Salmonsdam Nature Reserve lies 20 km east of Stanford, at the foot of the Perdeberg mountains. Stanford is a small village 17 km east of Hermanus on the south-western Cape coast. Salmonsdam”s mountainous landscape is renown for its bird life, mountain fynbos and beautiful waterfalls, and attracts bird-watchers, hikers and other nature enthusiasts. According to local tradition the area was named after Captain Robert Salmon of the ill-fated HMS Birkenhead, which sank at Danger Point in 1852 with a loss of 454 lives.
The reserve was established in 1962 and comprises an area of 834 ha.
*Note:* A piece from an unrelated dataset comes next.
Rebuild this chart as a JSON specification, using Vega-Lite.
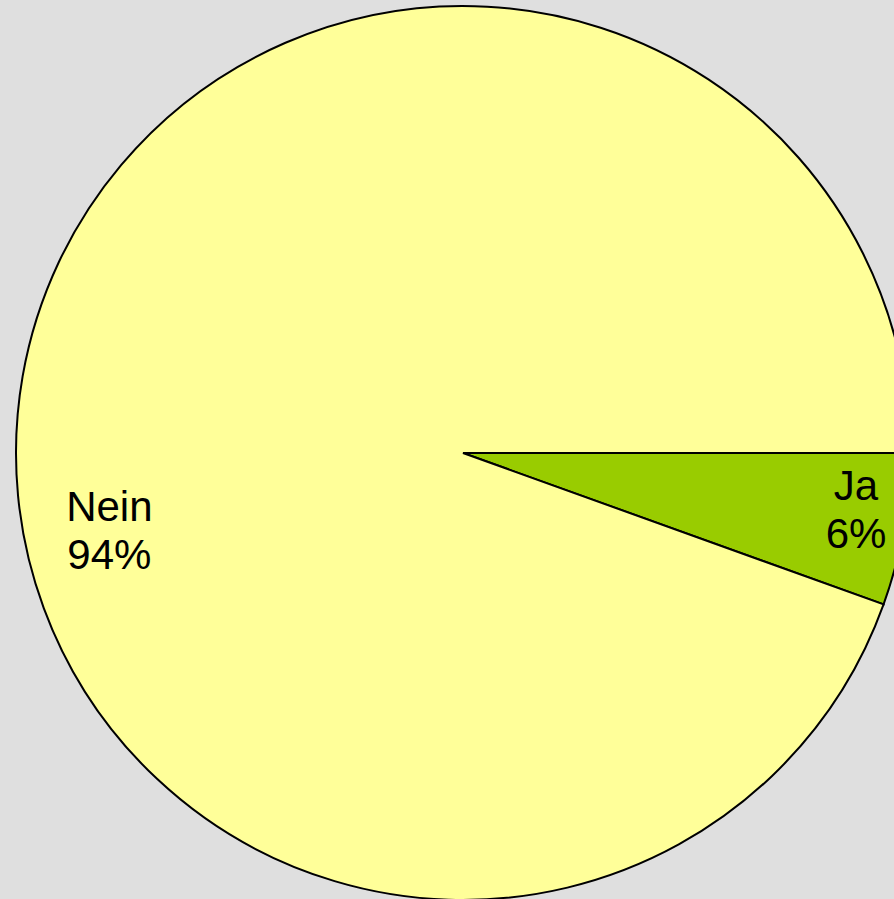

It forms part of the catchment area of the Paardenberg River, which eventually joins the Uilenkraals River south of the reserve. The reserve”s topography clearly illustrates how a mountain catchment area functions, making it ideal for environmental education.
Plants and Animals
The vegetation in the area is predominantly mountain fynbos, with species such as ground proteas, disas, everlastings and waboom. Forest patches occur in many of the kloofs, with tall Cape beech and spoonwood trees. In the low-lying vlei area one finds fountain bush, reeds, water heath and various geophytes.
The reserve hosts various antelope, including bontebok, klipspringer, grey duiker and grey rhebuck, as well as baboons and numerous small mammals. More than 120 bird species have been recorded, notably various sunbirds and kingfishers, Cape rockjumper and black eagle (a bird list is available on request).